This week were were given an article called "Friend Game: Behind the online hoax that led to a girl's suicide" by Lauren Collins. The article told the story of 14 year old Megan Meier who committed suicide due to a web of cyber-bullying via Myspace. A twist to this story is that in addition to her peers bullying her, parents of one of her peers purposely made a Myspace account posing as a teenage boy, Josh, to harass Megan. The ability for one to simply make up an account with absolutely no personal verification is both a draw and a drawback for social networks. I'll be honest, I once made up a Facebook page using an fictional name so that I could win bonus prizes for 'inviting a friend' on a popular Facebook game. Its easy to do, and I'd imagine that for 14 year old Megan, the thought that Josh was not who he claimed to be never even came into question.
Depending on how you view the story, blame over Megan's suicide likely goes to several actors. The Drews (the adults who were behind 'Josh'), the Mulford's daughter, the 18 year old who worked for the Drews, Megan's parents and her peers. I want to focus on the Meiers, Megan's parents. As described in this article, they are stuck in this awkward place of wanting to protect Megan from the dangers of the online abyss, yet also dealing with a young teenager who felt like her life revolved around being able to become part of the social network. How do you balance these opposing demands? While it does seem like they put in an effort to monitor her while she was online without impersonating Megan and running the account themselves, should they have done more? For instance, I wonder why they would even allow their daughter to befriend a complete stranger, regardless of how 'cute' or legitimate he seemed? To this day, unless I know someone or have some form of verification that they are legitimate (ie. mutual friend, belong to a network where an official email is required), I will not add them on Facebook. I'd be especially concerned about male attention to Megan who (no offense meant), came off as naive and juvenile based on what how article described her Myspace page. I don't blame her, I just wonder why there wasn't a stronger resistance to a guy paying attention to a young girl.

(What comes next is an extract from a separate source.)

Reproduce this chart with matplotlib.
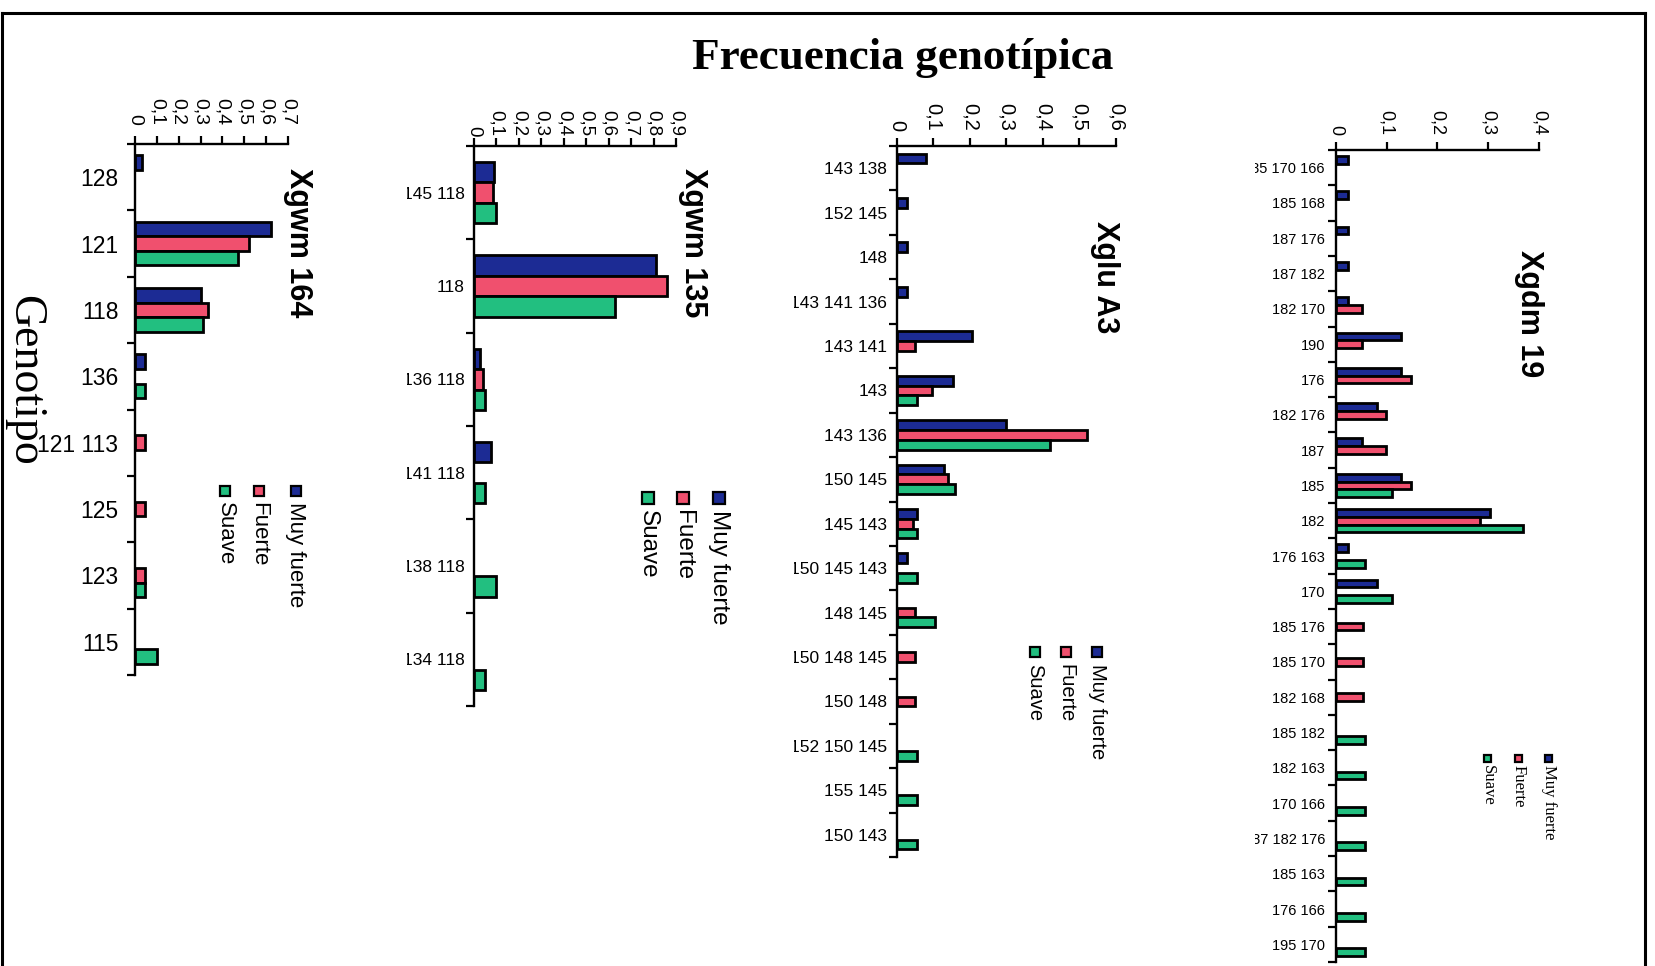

For myself and my friends, the approximate timeline of social networks went from: AOL Homepages to Xanga to Sconex to Myspace to Facebook (to LinkedIn if one considers that a social network). As described in the article, particularly during the early teenage years, the cool thing was to 'wRiTe lIkE tHi$' and use glittery banners on one's homepage. I remember AOL Homepages in particular allowed users to create their own avatars of themselves. The avatar one chose was one of the first representations that a lot of people from my middle school had to represent oneself so in a way it was the first form of self-expression. Several acquaintances who joined the 'popular' crowd used this as a way of expressing their sexuality by choosing barely covered avatars who wore stilettos and far more makeup than any 14 year old would wear. I also distinctly recall a 'Top Friends' list on several individuals pages (as described in the article) where people were ranked as a top guy friend and top girl friend. These didn't cause as much conflict as they seemed to cause on Myspace- perhaps because AOL was much less interactive and didn't provide a way for viewers to comment. I can't personally speak about Myspace as I was never allowed to join- a decision by my mom that I was frustrated by in middle school.

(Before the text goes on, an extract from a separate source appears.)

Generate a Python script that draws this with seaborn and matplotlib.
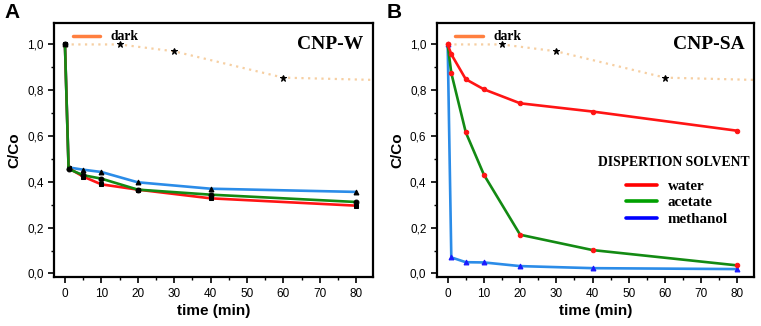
import numpy as np
import pandas as pd
import matplotlib
matplotlib.use('Agg')
import matplotlib.pyplot as plt
import seaborn as sns
from matplotlib.lines import Line2D
from matplotlib.ticker import MultipleLocator, FuncFormatter

# time points (min)
time = [0, 1, 5, 10, 20, 40, 80]

# dark (adsorption) reference
dark_time = [0, 15, 30, 60, 85]
dark_vals = [1.0, 1.0, 0.97, 0.855, 0.845]
dark_star_time = [15, 30, 60]
dark_star_vals = [1.0, 0.97, 0.855]

# panel A: CNP-W
a_water = [1.0, 0.46, 0.423, 0.389, 0.366, 0.328, 0.296]
a_acetate = [1.0, 0.456, 0.429, 0.414, 0.366, 0.344, 0.312]
a_methanol = [1.0, 0.463, 0.453, 0.443, 0.398, 0.370, 0.356]

# panel B: CNP-SA
b_water = [1.0, 0.957, 0.848, 0.804, 0.743, 0.707, 0.623]
b_acetate = [1.0, 0.875, 0.616, 0.431, 0.169, 0.102, 0.035]
b_methanol = [1.0, 0.070, 0.049, 0.048, 0.032, 0.023, 0.019]

legend_labels = ['water', 'acetate', 'methanol']

sns.set_style('ticks', {'text.color': 'black', 'axes.labelcolor': 'black',
                        'xtick.color': 'black', 'ytick.color': 'black',
                        'axes.edgecolor': 'black'})
plt.rcParams['font.family'] = ['Liberation Sans', 'DejaVu Sans']

RED = '#ff1414'
GREEN = '#138a13'
BLUE = '#2b8ce8'
DARK_LINE = '#f6cfa2'
SERIF = {'family': 'Liberation Serif', 'weight': 'bold', 'size': 9.8}
SERIF_BIG = {'family': 'Liberation Serif', 'weight': 'bold', 'size': 10.8}

fig = plt.figure(figsize=(7.61, 3.26), dpi=100)
axA = fig.add_axes([0.071, 0.150, 0.419, 0.779])
axB = fig.add_axes([0.574, 0.150, 0.417, 0.779])

comma = FuncFormatter(lambda v, p: f'{v:.1f}'.replace('.', ','))


def draw_dark(ax):
    sns.lineplot(x=dark_time, y=dark_vals, ax=ax, color=DARK_LINE, lw=1.6,
                 linestyle=(0, (1, 2)), zorder=1)
    sns.lineplot(x=dark_star_time, y=dark_star_vals, ax=ax, color='black',
                 marker='*', markersize=5, markeredgecolor='black',
                 linestyle='none', zorder=5)


def style_axes(ax, title):
    ax.set_xlim(-3, 84.6)
    ax.set_ylim(-0.016, 1.093)
    ax.xaxis.set_major_locator(MultipleLocator(10))
    ax.xaxis.set_minor_locator(MultipleLocator(5))
    ax.yaxis.set_major_locator(MultipleLocator(0.2))
    ax.yaxis.set_minor_locator(MultipleLocator(0.1))
    ax.yaxis.set_major_formatter(comma)
    ax.tick_params(which='major', direction='out', length=4, width=1.2, labelsize=8.5)
    ax.tick_params(which='minor', direction='out', length=2, width=1)
    for sp in ax.spines.values():
        sp.set_linewidth(1.6)
        sp.set_visible(True)
    ax.set_xlabel('time (min)', fontsize=11, fontweight='bold', labelpad=3)
    ax.set_ylabel('C/Co', fontsize=11, fontweight='bold', labelpad=4)
    ax.text(0.97, 0.95, title, transform=ax.transAxes, ha='right', va='top',
            fontsize=14, fontweight='bold', family='Liberation Serif')
    h = [Line2D([], [], color='#ff7f3f', lw=2.5)]
    leg = ax.legend(h, ['dark'], loc='upper left', bbox_to_anchor=(0.02, 1.02),
                    frameon=False, handlelength=2.0, handletextpad=0.8, prop=SERIF)
    return leg


# panel A
draw_dark(axA)
sns.lineplot(x=time, y=a_water, ax=axA, color=RED, lw=1.9, marker='s', markersize=3.5,
             markerfacecolor='black', markeredgecolor='black', zorder=3)
sns.lineplot(x=time, y=a_acetate, ax=axA, color=GREEN, lw=1.9, marker='o', markersize=3.5,
             markerfacecolor='black', markeredgecolor='black', zorder=3)
sns.lineplot(x=time, y=a_methanol, ax=axA, color=BLUE, lw=1.9, marker='^', markersize=3.5,
             markerfacecolor='black', markeredgecolor='black', zorder=2)
style_axes(axA, 'CNP-W')

# panel B
draw_dark(axB)
sns.lineplot(x=time, y=b_methanol, ax=axB, color=BLUE, lw=1.9, marker='^', markersize=3.5,
             markerfacecolor='#1a1aff', markeredgecolor='#1a1aff', zorder=2)
sns.lineplot(x=time, y=b_acetate, ax=axB, color=GREEN, lw=1.9, marker='o', markersize=3.2,
             markerfacecolor=RED, markeredgecolor=RED, zorder=3)
sns.lineplot(x=time, y=b_water, ax=axB, color=RED, lw=1.9, marker='o', markersize=3.2,
             markerfacecolor=RED, markeredgecolor=RED, zorder=3)
leg_dark = style_axes(axB, 'CNP-SA')
axB.add_artist(leg_dark)
axB.text(0.748, 0.453, 'DISPERTION SOLVENT', transform=axB.transAxes,
         ha='center', va='center', fontdict=SERIF)
handles = [Line2D([], [], color=c, lw=2.6) for c in ['#ff0000', '#00a000', '#0000ff']]
axB.legend(handles, legend_labels, loc='upper left', bbox_to_anchor=(0.596, 0.385),
           frameon=False, borderpad=0, borderaxespad=0, handlelength=2.05,
           handletextpad=0.75, labelspacing=0.2, prop=SERIF_BIG)

fig.text(0.006, 0.99, 'A', fontsize=15, fontweight='bold', va='top')
fig.text(0.508, 0.99, 'B', fontsize=15, fontweight='bold', va='top')

fig.savefig('out.png', dpi=100)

I joined Facebook as probably a junior in high school, so a bit more removed from the ridiculous politics of middle school drama. Though I wouldn't hesitate to say that Facebook poses just as many threats to individuals as Myspace did for Megan. Creating an account is simple and interacting is even easier (liking a post, commenting on a status or picture etc). As horror stories like Megan Meiers' about social networking sites present themselves more frequently in the media I hope that teens and their parents who use these sites are more aware of what dangers can lurk beyond an innocent profile picture.